The phthalocyanines are efficient photodynamic sensitizers with maximum absorption in the far red (650-700 nm). Virus inactivation appears to be mediated by disruption of the virus envelope. See Z. Smetana et al., "Photodynamic inactivation of herpes viruses with phthalocyanine derivatives," J. Photochem. Photobiol. B:Biol., 22: 37-43 (1994).
However, the RBC membrane can also be damaged in the process. See E. Ben-Hur et al., "Photohemolysis of human erythrocytes induced by aluminum phthalocyanine tetrasulfonate," Cancer Lett., 30: 321-327 (1986); and E. Ben-Hur et al., "Inhibition of phthalocyanine-sensitized photohemolysis of human erythrocytes by quercetin," Photochem. Photobiol., 57: 984-988 (1993).
Thus, it was necessary to enhance the specificity of the process. This was achieved by various approaches. First, structure-activity relationships were sought. See E. Ben-Hur et al., "Phthalocyanine-induced photohemolysis: structure-activity relationship and the effect of fluoride," Photochem. Photobiol., 58: 351-355 (1993); and S. Rywkin et al., "New phthalocyanines for photodynamic virus inactivation in red blood cells," Photochem. Photobiol., 60: 165-170 (1994). The result was the identification of a silicon phthalocyanine Pc 4 having maximal virucidal activity and minimal RBC damage. See E. Ben-Hur et al., "Virus inactivation in red cell concentrates by photosensitization with phthalocyanines: protection of red cells but not of vesicular stomatitis virus with a water-soluble analogue of vitamin E," Transfusion, 35: 401-406 (1995).
Second, quenchers of reactive oxygen species were added during light exposure. These include mannitol [S. Rywkin et al., "Importance of type I and type II mechanisms in the photodynamic inactivation of viruses in blood with aluminum phthalocyanine derivatives," Photochem. Photobiol., 56: 463-469 (1992)], glutathione [S. Rywkin et al., "Selective protection against IgG binding to red cells treated with phthalocyanines and red light for virus inactivation," Transfusion, 35: 414-420 (1995)] and Trolox.TM. [E. Ben-Hur et al., "Virus inactivation in red cell concentrates by photosensitization with phthalocyanines: protection of red cells but not of vesicular stomatitis virus with a water-soluble analogue of vitamin E," Transfusion, 35: 401-406 (1995)]. These quenchers protect against RBC damage but have no effect on virus inactivation.

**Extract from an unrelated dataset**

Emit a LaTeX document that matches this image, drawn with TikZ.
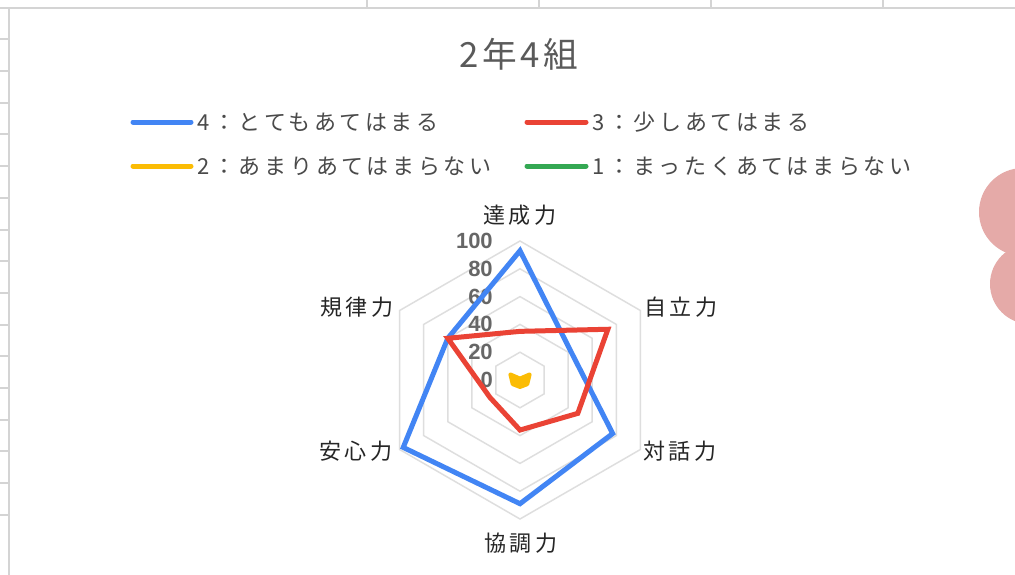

Third, light irradiance was increased based on the finding that at high fluence rates there is less RBC damage. See, E. Ben-Hur et al., "The effect of irradiance on virus sterilization and photodynamic damage in red blood cells sensitized by phthalocyanines," Photochem. Photobiol., 61: 190-195 (1995). Virus inactivation is not affected by the irradiance.
In spite of these advances, there continues to be a need to enhance the specificity of the process.